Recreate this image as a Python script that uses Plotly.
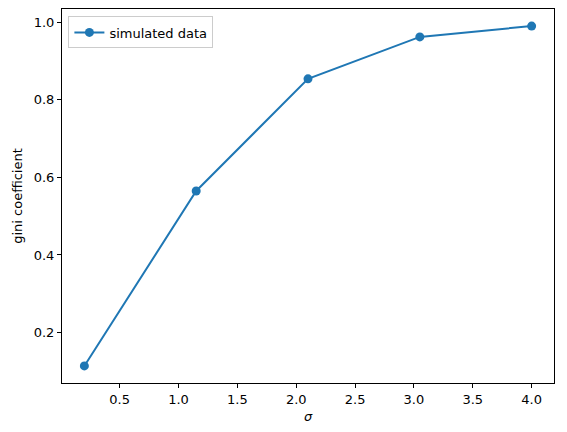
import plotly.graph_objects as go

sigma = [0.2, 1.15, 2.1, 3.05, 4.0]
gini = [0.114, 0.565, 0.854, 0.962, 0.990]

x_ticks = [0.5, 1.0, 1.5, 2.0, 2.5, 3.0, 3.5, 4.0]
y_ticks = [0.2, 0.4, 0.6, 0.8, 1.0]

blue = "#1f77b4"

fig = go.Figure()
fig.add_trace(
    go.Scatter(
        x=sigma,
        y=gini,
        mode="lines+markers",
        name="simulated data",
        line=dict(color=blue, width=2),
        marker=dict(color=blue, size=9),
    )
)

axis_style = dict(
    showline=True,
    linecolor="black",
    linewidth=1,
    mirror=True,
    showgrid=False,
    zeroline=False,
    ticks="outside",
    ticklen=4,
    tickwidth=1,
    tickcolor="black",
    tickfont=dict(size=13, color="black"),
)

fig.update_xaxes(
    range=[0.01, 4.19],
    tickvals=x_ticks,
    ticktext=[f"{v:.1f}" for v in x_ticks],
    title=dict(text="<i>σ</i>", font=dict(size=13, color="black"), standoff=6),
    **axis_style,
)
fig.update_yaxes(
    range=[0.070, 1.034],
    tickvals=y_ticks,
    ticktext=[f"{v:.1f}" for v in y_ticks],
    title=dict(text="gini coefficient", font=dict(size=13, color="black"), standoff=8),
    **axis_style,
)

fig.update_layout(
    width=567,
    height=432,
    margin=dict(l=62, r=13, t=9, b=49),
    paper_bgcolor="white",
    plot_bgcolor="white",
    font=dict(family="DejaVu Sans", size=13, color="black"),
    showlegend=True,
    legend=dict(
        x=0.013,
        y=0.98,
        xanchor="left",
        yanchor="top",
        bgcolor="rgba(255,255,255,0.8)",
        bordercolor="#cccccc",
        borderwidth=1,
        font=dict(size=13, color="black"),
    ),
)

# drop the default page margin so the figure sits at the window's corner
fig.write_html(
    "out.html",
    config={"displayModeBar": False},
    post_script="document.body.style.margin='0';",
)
━━━━━━━━━━━━━━━━━━━━
Copy the data word for word. Pictures do not go in the copy.

**Problem solution**
Recreate this image as a Python script that uses Plotly.
import plotly.graph_objects as go

sigma = [0.2, 1.15, 2.1, 3.05, 4.0]
gini = [0.114, 0.565, 0.854, 0.962, 0.990]

x_ticks = [0.5, 1.0, 1.5, 2.0, 2.5, 3.0, 3.5, 4.0]
y_ticks = [0.2, 0.4, 0.6, 0.8, 1.0]

blue = "#1f77b4"

fig = go.Figure()
fig.add_trace(
    go.Scatter(
        x=sigma,
        y=gini,
        mode="lines+markers",
        name="simulated data",
        line=dict(color=blue, width=2),
        marker=dict(color=blue, size=9),
    )
)

axis_style = dict(
    showline=True,
    linecolor="black",
    linewidth=1,
    mirror=True,
    showgrid=False,
    zeroline=False,
    ticks="outside",
    ticklen=4,
    tickwidth=1,
    tickcolor="black",
    tickfont=dict(size=13, color="black"),
)

fig.update_xaxes(
    range=[0.01, 4.19],
    tickvals=x_ticks,
    ticktext=[f"{v:.1f}" for v in x_ticks],
    title=dict(text="<i>σ</i>", font=dict(size=13, color="black"), standoff=6),
    **axis_style,
)
fig.update_yaxes(
    range=[0.070, 1.034],
    tickvals=y_ticks,
    ticktext=[f"{v:.1f}" for v in y_ticks],
    title=dict(text="gini coefficient", font=dict(size=13, color="black"), standoff=8),
    **axis_style,
)

fig.update_layout(
    width=567,
    height=432,
    margin=dict(l=62, r=13, t=9, b=49),
    paper_bgcolor="white",
    plot_bgcolor="white",
    font=dict(family="DejaVu Sans", size=13, color="black"),
    showlegend=True,
    legend=dict(
        x=0.013,
        y=0.98,
        xanchor="left",
        yanchor="top",
        bgcolor="rgba(255,255,255,0.8)",
        bordercolor="#cccccc",
        borderwidth=1,
        font=dict(size=13, color="black"),
    ),
)

# drop the default page margin so the figure sits at the window's corner
fig.write_html(
    "out.html",
    config={"displayModeBar": False},
    post_script="document.body.style.margin='0';",
)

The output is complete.